De jacht is sinds oudsher het geliefkoosde tijdverdrijf van de adel en de clerus. Zij leggen jachtpaviljoenen aan die opgesmukt worden met muurschilderingen en tapijten gewijd aan de iconografie van de jacht. In de zestiende eeuw is het genre verouderd, maar het herleeft zachtjesaan. Dierstukken en jachttaferelen winnen terug aan populariteit.
Jan van der Straet (1523-1605) blaast als een van de eersten het genre nieuw leven in met zijn 28 wandtapijten voor Cosimo I de' Medici's villa in Poggio a Caiano (Italië). Daarenboven zijn de vertaalde fabels van antieke auteurs zoals Aesopus en Phaedrus, waarin dieren worden opgevoerd, zeer in trek. In 17e-eeuwse jachttaferelen wordt ook vaak een link met de antieken gelegd. Het gaat bijvoorbeeld om verwijzingen naar Diana, de godin van de jacht, of de jacht op het Caledonische everzwijn.
Ook in dit genre is Peter Paul Rubens (1577-1640) een van de vernieuwende krachten. Geschilderde jachttrofeeën zijn een statussymbool omdat zij alluderen op het bezit van uitgestrekte jachtgronden. Rubens maakt van het dierstuk een dynamisch en dramatisch jachttafereel, waarin dieren met veel machtsvertoon worden bejaagd. Levende dieren schilderen vergt specialistische kennis. Rubens voert bloedstollende taferelen op, die vaak gevuld zijn met steigerende paarden en uitheemse dieren zoals leeuwen of zelfs nijlpaarden en krokodillen.

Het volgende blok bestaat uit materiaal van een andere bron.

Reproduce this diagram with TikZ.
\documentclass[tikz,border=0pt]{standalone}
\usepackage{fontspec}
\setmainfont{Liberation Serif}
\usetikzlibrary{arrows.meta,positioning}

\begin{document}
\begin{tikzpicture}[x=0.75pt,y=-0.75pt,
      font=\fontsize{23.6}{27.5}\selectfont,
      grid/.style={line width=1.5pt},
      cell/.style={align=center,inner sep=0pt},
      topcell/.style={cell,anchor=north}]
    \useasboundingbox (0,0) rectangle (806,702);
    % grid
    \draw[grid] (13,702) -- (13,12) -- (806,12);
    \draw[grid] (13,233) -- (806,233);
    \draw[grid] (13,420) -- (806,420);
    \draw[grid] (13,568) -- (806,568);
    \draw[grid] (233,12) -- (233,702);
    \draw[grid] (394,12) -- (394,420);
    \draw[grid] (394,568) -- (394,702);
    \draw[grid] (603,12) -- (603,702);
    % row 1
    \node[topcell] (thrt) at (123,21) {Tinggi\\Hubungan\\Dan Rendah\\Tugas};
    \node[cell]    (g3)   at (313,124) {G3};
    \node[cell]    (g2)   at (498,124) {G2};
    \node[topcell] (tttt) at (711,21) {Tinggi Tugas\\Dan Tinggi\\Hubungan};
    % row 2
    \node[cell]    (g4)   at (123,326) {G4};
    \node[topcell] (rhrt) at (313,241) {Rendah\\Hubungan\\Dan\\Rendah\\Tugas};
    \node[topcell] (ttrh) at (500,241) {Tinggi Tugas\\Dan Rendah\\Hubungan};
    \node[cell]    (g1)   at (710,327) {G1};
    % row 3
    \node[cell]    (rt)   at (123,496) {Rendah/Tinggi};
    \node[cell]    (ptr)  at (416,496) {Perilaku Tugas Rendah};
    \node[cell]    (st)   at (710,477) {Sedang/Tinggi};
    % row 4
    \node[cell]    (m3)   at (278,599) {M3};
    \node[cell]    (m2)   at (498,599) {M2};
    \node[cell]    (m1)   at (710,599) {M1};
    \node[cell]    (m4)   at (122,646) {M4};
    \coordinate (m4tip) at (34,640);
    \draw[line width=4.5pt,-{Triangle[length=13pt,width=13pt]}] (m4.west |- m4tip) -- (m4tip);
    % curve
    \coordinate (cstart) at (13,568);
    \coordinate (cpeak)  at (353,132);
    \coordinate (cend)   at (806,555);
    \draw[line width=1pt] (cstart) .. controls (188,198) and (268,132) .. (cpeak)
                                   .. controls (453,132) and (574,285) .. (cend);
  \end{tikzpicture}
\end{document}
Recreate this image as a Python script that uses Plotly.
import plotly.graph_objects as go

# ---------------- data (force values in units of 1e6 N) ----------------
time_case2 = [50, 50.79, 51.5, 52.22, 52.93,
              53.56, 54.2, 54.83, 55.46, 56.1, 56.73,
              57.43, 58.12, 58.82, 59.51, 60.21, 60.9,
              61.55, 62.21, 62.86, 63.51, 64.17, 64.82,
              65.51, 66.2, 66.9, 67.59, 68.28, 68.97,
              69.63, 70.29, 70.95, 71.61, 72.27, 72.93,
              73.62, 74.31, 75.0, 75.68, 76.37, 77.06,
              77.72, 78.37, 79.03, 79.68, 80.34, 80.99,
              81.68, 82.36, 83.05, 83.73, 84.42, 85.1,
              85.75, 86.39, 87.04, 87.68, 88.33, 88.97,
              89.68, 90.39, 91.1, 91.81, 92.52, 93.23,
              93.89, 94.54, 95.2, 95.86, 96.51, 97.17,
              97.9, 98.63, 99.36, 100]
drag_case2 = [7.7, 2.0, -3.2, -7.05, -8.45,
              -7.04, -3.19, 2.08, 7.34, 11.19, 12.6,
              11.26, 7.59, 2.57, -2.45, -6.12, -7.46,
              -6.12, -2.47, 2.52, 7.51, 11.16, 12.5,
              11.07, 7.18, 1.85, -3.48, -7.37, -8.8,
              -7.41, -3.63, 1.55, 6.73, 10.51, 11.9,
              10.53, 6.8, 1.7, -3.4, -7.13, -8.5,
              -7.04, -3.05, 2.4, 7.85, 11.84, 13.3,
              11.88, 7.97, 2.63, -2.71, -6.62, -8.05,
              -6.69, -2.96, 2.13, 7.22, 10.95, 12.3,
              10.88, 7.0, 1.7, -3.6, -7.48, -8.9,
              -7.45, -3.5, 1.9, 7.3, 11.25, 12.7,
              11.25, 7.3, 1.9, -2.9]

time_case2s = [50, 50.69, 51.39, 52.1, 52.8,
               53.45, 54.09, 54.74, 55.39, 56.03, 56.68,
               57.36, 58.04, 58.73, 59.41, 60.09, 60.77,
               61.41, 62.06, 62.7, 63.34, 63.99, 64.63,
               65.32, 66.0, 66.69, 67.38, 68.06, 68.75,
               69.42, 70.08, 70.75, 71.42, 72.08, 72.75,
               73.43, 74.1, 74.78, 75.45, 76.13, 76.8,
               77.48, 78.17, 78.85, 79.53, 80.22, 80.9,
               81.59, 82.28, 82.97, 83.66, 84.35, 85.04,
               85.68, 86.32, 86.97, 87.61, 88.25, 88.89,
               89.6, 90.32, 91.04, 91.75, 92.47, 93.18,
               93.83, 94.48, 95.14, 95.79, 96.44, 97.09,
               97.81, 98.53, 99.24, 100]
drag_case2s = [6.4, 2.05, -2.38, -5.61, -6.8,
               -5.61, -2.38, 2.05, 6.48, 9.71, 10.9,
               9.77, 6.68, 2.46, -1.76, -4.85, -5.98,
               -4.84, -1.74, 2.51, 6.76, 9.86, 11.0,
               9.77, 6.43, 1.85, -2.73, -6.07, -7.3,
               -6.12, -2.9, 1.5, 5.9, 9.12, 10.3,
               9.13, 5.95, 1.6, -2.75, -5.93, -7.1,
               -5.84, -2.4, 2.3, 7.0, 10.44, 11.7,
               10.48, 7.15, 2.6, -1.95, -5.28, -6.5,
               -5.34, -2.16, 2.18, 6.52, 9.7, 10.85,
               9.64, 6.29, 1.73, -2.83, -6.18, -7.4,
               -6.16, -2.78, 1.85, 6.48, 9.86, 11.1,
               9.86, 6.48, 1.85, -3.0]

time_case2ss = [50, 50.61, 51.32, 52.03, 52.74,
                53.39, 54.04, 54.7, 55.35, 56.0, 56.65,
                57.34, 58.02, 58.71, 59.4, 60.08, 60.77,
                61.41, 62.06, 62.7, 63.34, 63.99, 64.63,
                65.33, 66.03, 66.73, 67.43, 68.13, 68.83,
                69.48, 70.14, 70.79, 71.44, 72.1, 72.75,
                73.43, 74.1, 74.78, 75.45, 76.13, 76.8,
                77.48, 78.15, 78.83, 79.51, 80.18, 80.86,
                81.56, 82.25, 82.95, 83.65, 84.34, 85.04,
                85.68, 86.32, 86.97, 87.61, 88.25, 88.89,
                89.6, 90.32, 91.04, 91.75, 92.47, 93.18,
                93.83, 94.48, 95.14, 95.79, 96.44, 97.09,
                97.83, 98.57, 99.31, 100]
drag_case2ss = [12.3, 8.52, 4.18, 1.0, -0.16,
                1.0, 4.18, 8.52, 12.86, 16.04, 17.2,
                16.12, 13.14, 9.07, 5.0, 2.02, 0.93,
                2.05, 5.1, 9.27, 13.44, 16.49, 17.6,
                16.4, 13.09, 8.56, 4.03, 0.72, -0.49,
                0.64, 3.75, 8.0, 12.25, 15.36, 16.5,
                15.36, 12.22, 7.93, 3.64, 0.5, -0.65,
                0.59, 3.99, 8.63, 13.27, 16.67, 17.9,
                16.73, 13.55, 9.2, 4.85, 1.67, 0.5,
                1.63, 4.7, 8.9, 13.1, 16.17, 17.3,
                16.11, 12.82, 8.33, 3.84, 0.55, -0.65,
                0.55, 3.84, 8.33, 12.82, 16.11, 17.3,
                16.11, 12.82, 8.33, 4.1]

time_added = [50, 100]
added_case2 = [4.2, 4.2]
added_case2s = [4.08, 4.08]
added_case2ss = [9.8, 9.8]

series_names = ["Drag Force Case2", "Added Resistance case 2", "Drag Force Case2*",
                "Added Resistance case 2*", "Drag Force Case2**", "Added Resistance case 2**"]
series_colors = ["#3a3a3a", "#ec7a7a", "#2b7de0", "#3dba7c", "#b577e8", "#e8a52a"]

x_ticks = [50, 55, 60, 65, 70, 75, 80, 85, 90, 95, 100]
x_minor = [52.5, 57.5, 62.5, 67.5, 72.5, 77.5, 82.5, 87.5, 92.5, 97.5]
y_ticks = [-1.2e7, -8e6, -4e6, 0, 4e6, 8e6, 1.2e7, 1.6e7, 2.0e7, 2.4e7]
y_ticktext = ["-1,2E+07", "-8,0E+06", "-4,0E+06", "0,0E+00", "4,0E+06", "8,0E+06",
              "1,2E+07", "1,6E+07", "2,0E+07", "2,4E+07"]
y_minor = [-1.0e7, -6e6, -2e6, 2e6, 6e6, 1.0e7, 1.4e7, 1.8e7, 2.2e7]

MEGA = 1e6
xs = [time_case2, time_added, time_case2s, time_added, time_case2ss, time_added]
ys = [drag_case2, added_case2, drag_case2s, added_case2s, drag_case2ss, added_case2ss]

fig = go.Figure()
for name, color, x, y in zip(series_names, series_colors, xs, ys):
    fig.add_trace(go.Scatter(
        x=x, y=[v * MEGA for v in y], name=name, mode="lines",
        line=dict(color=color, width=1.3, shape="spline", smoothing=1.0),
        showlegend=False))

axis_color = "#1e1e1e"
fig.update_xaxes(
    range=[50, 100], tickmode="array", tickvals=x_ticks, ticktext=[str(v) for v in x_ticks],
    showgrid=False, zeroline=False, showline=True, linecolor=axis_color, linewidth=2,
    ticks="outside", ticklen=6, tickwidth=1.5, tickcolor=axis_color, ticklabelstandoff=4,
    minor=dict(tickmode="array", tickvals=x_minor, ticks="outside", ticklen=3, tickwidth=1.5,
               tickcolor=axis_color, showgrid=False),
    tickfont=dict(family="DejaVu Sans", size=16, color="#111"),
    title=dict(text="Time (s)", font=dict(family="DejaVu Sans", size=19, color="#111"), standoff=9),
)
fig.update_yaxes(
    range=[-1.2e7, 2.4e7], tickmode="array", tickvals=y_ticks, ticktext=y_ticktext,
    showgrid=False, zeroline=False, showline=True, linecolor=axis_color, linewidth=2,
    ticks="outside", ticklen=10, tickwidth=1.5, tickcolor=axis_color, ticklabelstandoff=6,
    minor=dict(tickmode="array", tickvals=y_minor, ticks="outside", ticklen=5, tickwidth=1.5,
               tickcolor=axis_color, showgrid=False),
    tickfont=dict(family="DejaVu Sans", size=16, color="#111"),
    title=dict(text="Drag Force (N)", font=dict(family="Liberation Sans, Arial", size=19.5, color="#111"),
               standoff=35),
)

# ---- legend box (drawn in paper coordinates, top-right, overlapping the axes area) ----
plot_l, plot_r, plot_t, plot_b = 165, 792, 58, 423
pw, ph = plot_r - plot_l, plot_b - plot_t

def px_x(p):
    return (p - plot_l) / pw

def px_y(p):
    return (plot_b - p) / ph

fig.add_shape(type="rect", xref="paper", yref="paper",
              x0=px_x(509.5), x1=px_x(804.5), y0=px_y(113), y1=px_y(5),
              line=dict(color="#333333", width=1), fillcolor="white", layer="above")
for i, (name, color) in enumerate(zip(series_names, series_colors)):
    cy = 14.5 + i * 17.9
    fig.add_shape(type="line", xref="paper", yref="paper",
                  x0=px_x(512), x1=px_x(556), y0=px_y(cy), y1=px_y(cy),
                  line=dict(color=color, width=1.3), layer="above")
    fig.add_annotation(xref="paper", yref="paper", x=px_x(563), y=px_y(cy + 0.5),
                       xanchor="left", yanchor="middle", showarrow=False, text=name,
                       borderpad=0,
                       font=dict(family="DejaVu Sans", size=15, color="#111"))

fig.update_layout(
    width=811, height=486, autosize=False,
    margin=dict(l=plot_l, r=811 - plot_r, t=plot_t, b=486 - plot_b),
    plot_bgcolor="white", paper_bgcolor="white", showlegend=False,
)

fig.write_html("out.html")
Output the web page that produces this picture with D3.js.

Frans Snijders (1579-1657) en Paul de Vos (1595-1678), twee specialisten op het vlak van de dierschildering die Rubens bij vele werken assisteren, drukken ook hun stempel op het genre. Het is Snijders die van het dramatische jachttafereel een zelfstandig dierstuk zonder menselijke aanwezigheid maakt. Een voorbeeld is het monumentale Jacht op een everzwijn uit de collectie van het Rockoxhuis in Antwerpen.
Het diergevecht, het vogelstuk en het satirische vogelconcert zijn enkele van een reeks subcategorieën van gegeerde dierstukken in de 17e eeuw. Onder anderen Snijders en Joannes Fijt (1611-1661) tonen zich primussen in deze stukken.